Gruta en la playa de Covachos (Santa Cruz de Bezana, Cantabria)

Cuando baja la marea puede accederse desde la playa de Covachos a una isla donde se abre una gruta.

Vecina de Covachos, y su más directa competidora en belleza, es la playa de La Arnía, con sus crestas de roca caliza asomando sobre las aguas como aletas dorsales de gigantescas criaturas marinas. Más hacia poniente, en la desembocadura del Pas, se descubre otro paisaje alucinante: las dunas de Liencres. Declaradas parque natural en 1986, son de las más extensas de la costa cantábrica, con una superficie total de 194 hectáreas, que también abarca un bosque de pinos marítimos. Se puede pasear a través de ellas por pasarelas de madera, que a veces desaparecen engullidas por estas montañas móviles. Y se puede caminar a su vera por la playa de Valdearenas: son dos kilómetros hasta llegar al Puntal, entre altas dunas y surferos.

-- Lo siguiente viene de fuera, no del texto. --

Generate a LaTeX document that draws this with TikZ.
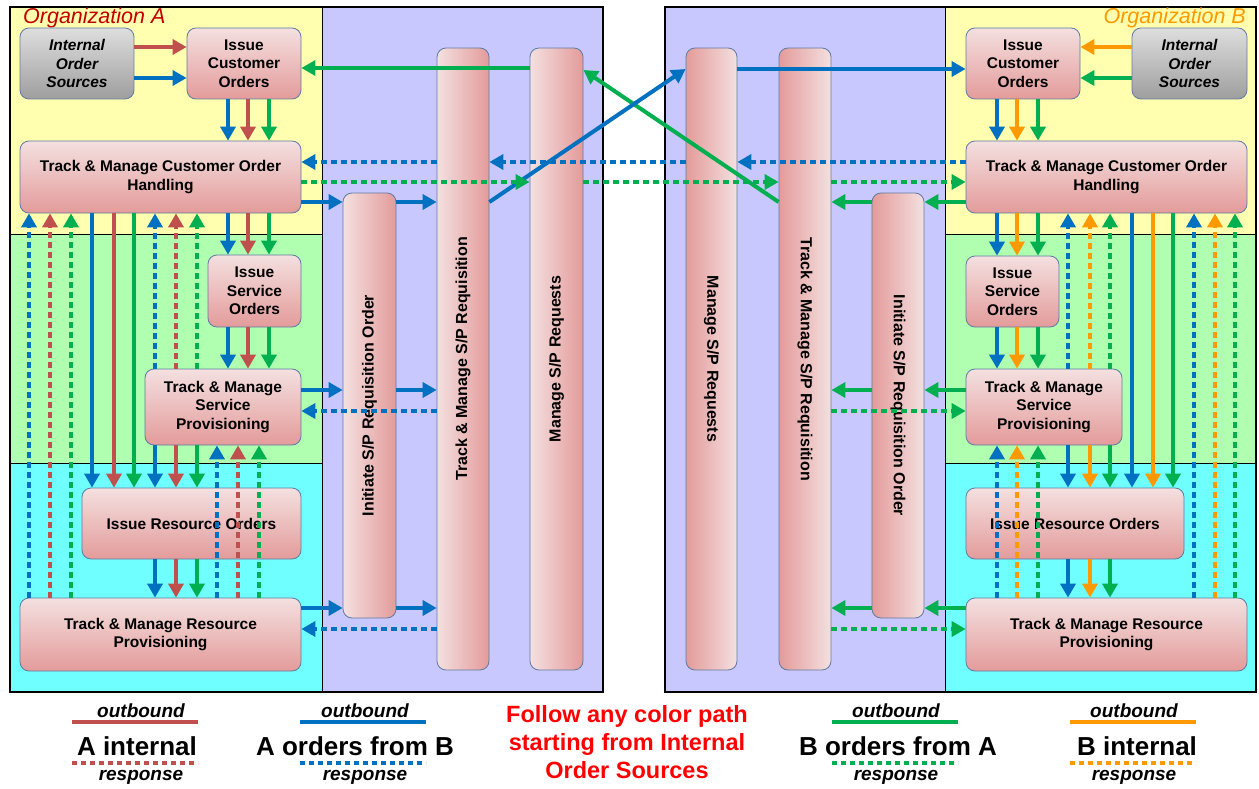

Cómo llegar. Covachos está a 10 kilómetros al oeste de Santander, en el municipio de Santa Cruz de Bezana. La playa aparece señalizada, junto con la de La Arnía, antes de llegar a Liencres. La carretera de acceso lleva justo hasta el borde del acantilado. Comer y dormir. Dos Pozos y Jimena (Santa Cruz de Bezana; 942 580 800): mesón emplazado en una casona típica montañesa, cerca de Covachos; especialidad en pucheros, lechazo y carnes. El Jardín (Soto de la Marina; 942 578 638): hotel rural moderno, con amplio jardín, a 2,5 kilómetros de Covachos. Más información. Turismo de Cantabria: 901 111 112.